Rosara village of Samastipur was seething with tension after communal violence first broke out at Bhagalpur and in a fortnight, rapidly spread across 8 other districts of Bihar. On 27th March, an unruly mob of more than 3,000 people from neighbouring villages attacked the Ziya ul uloom Madarsa, where 80-90 children were studying along with 6 staff members. The mob barged into the madarsa and vandalised everything that was in front of them including study tables and chairs.
"As we saw the mob coming to our madarsa from a distance. I along with other staff members, rapidly pushed children upstairs," said Maulana Nazir Ahmed Nazvi while adding that the mob would have killed them if their next door neighbour was not there.
Doctor Ashok Kumar Mishra house adjoins the madarsa. As children and staff members rushed upstairs, Ashok, took the initiative to save them. He helped the children to climb over the common wall and take refuge at his place. He accommodated 40 children and other staff members until the mob left the place. "We are grateful to Doctor Ashok who helped us - else we would have died," said Maulana. Newsclick met Maulana in the same madarsa which was vandalised and what the communal harmony in the region was immediately visible - Maulana was sitting with another neighbor Ram Krishan Mandal and Manish Kumar Sahni ( a social activist). They had been discussing politics while sipping tea.
"This incident was unprecedented," said 28-year-old Manish, who runs a stationery shop and is a social activist. "In 28 years of my life, I have never seen this. We have always lived with love and unity. Every year, there is a Ram Navmi procession but nothing like this has happened before," he added. Rosara is a Hindu majority locality with 4 Muslim houses and a madarsa.
"You don't know how much we love our Hindu neighbours. During Ramzan, when we are not here, they take care of our madarsa," said Maulana. According to the people in the locality, the mob had a sizeable number of youngsters between 18-20 years of age and nobody was from their village. "There was no one from our village. They all were outsiders who were brain-washed," said Ram Krishan Mandal, who was sitting next to Maulana.

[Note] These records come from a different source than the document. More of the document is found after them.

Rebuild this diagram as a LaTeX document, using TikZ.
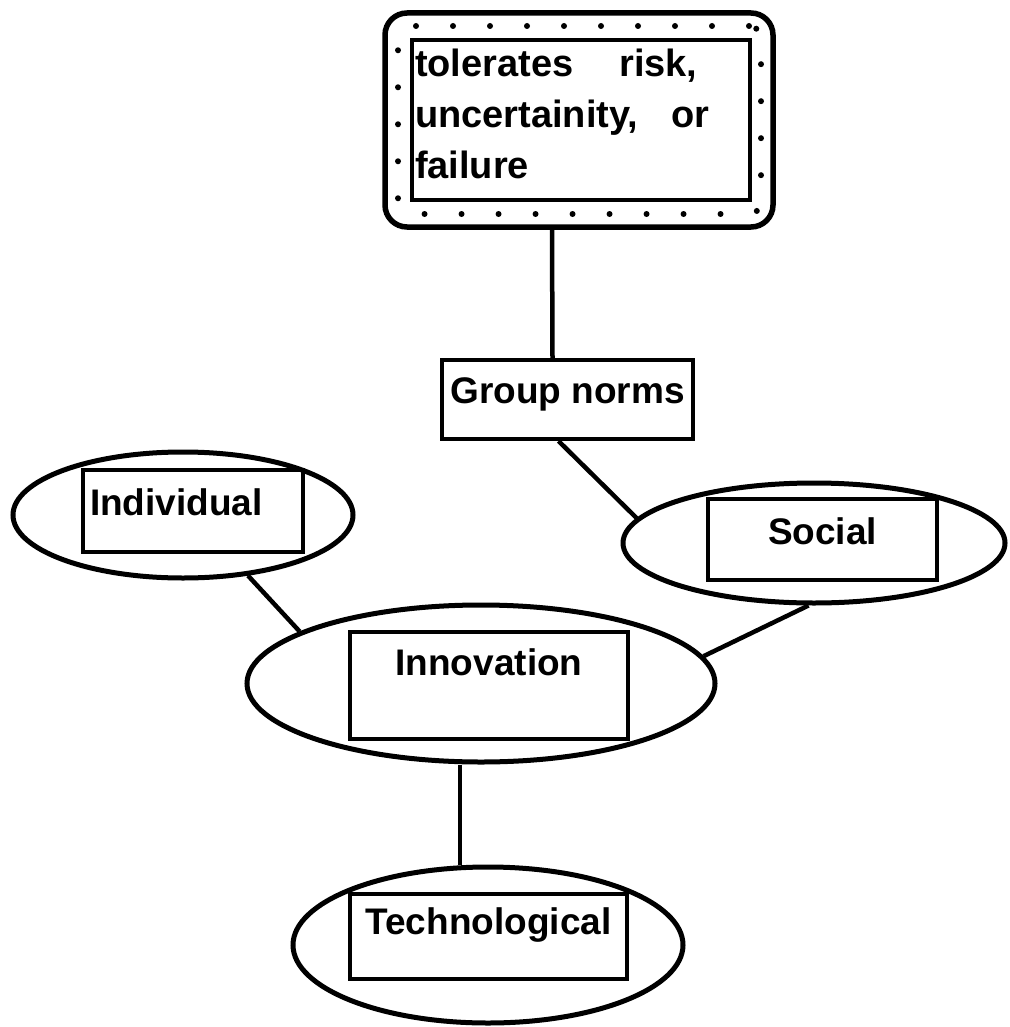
\documentclass[tikz,border=0pt]{standalone}
\usepackage{fontspec}
\setmainfont{Liberation Sans}
\usetikzlibrary{shapes.geometric}

\begin{document}
\begin{tikzpicture}[x=1pt,y=-1pt,line width=4.5pt,
	oval/.style ={ellipse, draw, line width=5pt, inner sep=0pt},
	box/.style ={rectangle, draw, line width=4pt, inner sep=0pt, anchor=north, align=center,
		font=\fontsize{37}{44}\selectfont\bfseries},
	dots/.style ={draw, line width=6pt, line cap=round, dash pattern=on 0pt off 37pt, rounded corners=12pt}]
	\useasboundingbox (0,0) rectangle (1009,1027);
	% framed statement on top
	\node[draw, rounded corners=22pt, line width=5.5pt, minimum width=388pt, minimum height=214pt] (risk) at (579,120) {};
	\node[dots, minimum width=363pt, minimum height=188pt] (riskdots) at (579.5,120) {};
	\node[draw, fill=white, line width=4.5pt, minimum width=338pt, minimum height=160pt] (riskin) at (581,120) {};
	\node[anchor=north west, align=left, inner sep=0pt, font=\fontsize{38}{51}\selectfont\bfseries]
		(risktxt) at ([xshift=3pt,yshift=-9pt]riskin.north west)
		{tolerates\hspace{46pt}risk,\\uncertainity,\hspace{33pt}or\\failure};
	% ovals
	\node[oval, minimum width=340pt, minimum height=126pt] (ind) at (183,515) {};
	\node[oval, minimum width=382pt, minimum height=120pt] (soc) at (814,543) {};
	\node[oval, minimum width=468pt, minimum height=157pt] (inn) at (481,683.5) {};
	\node[oval, minimum width=390pt, minimum height=156pt] (tech) at (488,945) {};
	% boxes
	\node[box, minimum width=251pt, text height=43pt, text depth=36pt] (grpbox) at (567.5,358) {Group norms};
	\node[box, minimum width=220pt, text width=206pt, align=left, text height=45pt, text depth=37pt] (indbox) at (193,468) {Individual};
	\node[box, minimum width=229pt, text height=45pt, text depth=36pt] (socbox) at (822.5,497) {Social};
	\node[box, minimum width=278pt, text height=43pt, text depth=64pt] (innbox) at (489,630) {Innovation};
	\node[box, minimum width=277pt, text height=40pt, text depth=45pt] (techbox) at (488.5,892) {Technological};
	% links
	\draw ([xshift=-27pt]risk.south) -- ([xshift=-15pt]grpbox.north);
	\draw ([xshift=-9pt]grpbox.south) -- (soc.172);
	\draw (ind.-43) -- (inn.164);
	\draw (soc.-95) -- (inn.7);
	\draw ([xshift=-21pt]inn.south) -- ([xshift=-28pt]tech.north);
\end{tikzpicture}
\end{document}
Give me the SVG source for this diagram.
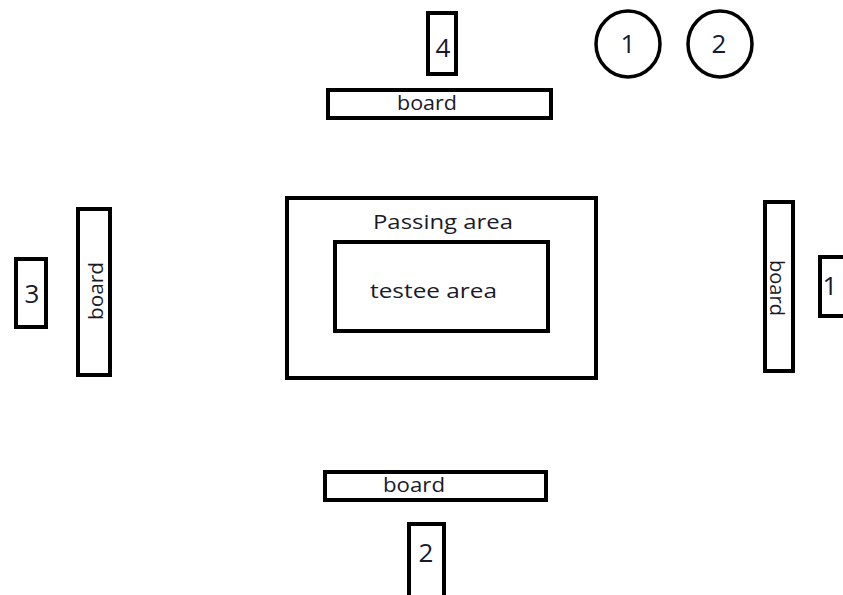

A day before the violence, on 26th March, a rumour had spread across the village about few Muslim boys, who had hurled a shoe on the idol of Durga. Few Hindu families had filed a complaint in the local police station and a young teenager Sajad was arrested in that context. "They just arrested Sajad without even enquiring anything. Sajad belongs to a poor family and was helping the family with the business," said Ali Hassan, who had come out after offering a prayer at Jama mosque.
"Nothing has changed amongst us even after this incident. We understand politics but our love and unity is far stronger than that," said everyone unequivocally in the madarsa.
The spate of communal violence in Bihar and the silence of Chief Minister Nitish Kumar has created discontent amongst the people on the ground and also among the leaders from the ruling JD(U). The allegations that BJP (the coalition partner of JD(U) in Bihar) is trying to amplify the communal tensions has been proved true after the arrest of BJP leader Arijit Shaswat, son of Union Minister Ashwini Choubey from Bhagalpur. People see this as a failure on the part of Nitish Kumar, who had gone public about his commitment to fight communalism and corruption in the state. However, after the immense pressure by the media and the opposition, Bihar government has released Rs 36 lakhs for those who were affected because of the communal violence. This step from the government comes 15 days after the violence.